Personal information
- Nationality: Moldovan
- Born: 23 July 1996 (age 29)

Sport
- Country: Moldova
- Sport: Biathlon, Cross-country skiing

= Nicolae Gaiduc =

Moldavian cross-country skier (born 1996)

Nicolae Gaiduc (born 23 July 1996) is a Moldovan skier who competed in biathlon and cross-country skiing. He represented Moldova at the 2018 Winter Olympics. He served as his nation's flag-bearer at the Parade of Nations in the opening and closing ceremonies at the Games.

== Early life ==
Nicolae Gaiduc was born on 23 July 1996 at Ungheni in the Ungheni district of Moldova. He is affiliated with the Club Sportiv Central Dinamo at Chișinău.
Gaiduc began practicing cross-country skiing at the age of 14 at the Dinamo training grounds under Nadejda Bria.

== Career ==
=== Initial years (2011-2017) ===
In 2011, Gaiduc made his international debut in the biathlon event in a tournament held in Slovakia, and secured first place in the sprint race. He made his debut in cross-country skiing at the FIS junior cross-country skiing championships held at St. Ulrich in December 2011. He finished last in the sprint race, and second to last in the freestyle race. Next year, he took part in the Balkan championship, and finished second in the Biathlon event. In the Balkan Cup skiing competitions held in February 2012, he was the second highest ranked Moldovan behind Victor Pinzaru, and achieved a credible 14th-place finish amongst the 19 competitors.

In 2013, he competed in the biathlon event at the European Youth Olympic Festival in Brașov. While he was set to participate in the FIS Nordic World Ski Championships 2013, he pulled out of the competition. In 2017, he took part in his first FIS Nordic World Ski Championships held at Lahti in Finland. He continued to participate in various international events such as the Eastern European Cup in Ukraine.

=== Olympics and after (2018–present) ===
In 2018, Gaiduc competed in the FIS cross-country ski race held at Novo Mesto in Slovenia, and achieved a 39th-place finish amongst the 49 participants. In January 2018, he participated in the Balkan cup competitions held at Ravna Gora as a prelude to the 2018 Winter Olympics.

The qualification for the cross-country event at the Winter Olympics was based on athletes achieving a minimum point score across FIS events within a specific time period.
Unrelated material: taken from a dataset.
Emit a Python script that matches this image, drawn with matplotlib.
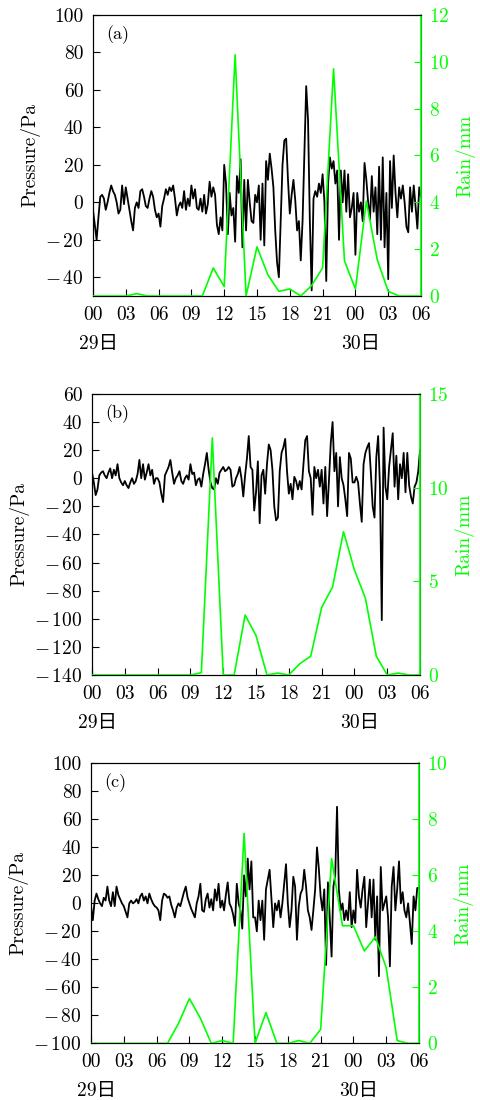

As per the final quota allocation released on 20 January 2014, Moldova was allocated one place for the distance event under the basic quota. Gaiduc served as his nation's flag-bearer at the Parade of Nations in the opening ceremony at the Games. Gaiduc made his debut at the Winter Olympics at the men's freestyle event. He was ranked 102nd amongst the 115 participants in the event. He also served as his country's flag-bearer during the closing ceremony.

After the Olympics, he represented Moldova in the FIS Nordic World Ski Championships 2019 held at Seefeld and the Alpen Cup in Ulrichen. In the 2021–22 season, Gaiduc secured top ten finishes at the roller skiing championships held in Florina and Zlatibor. In the championship event held at Veroia in September 2021, he achieved his best place finish of third in the sprint final.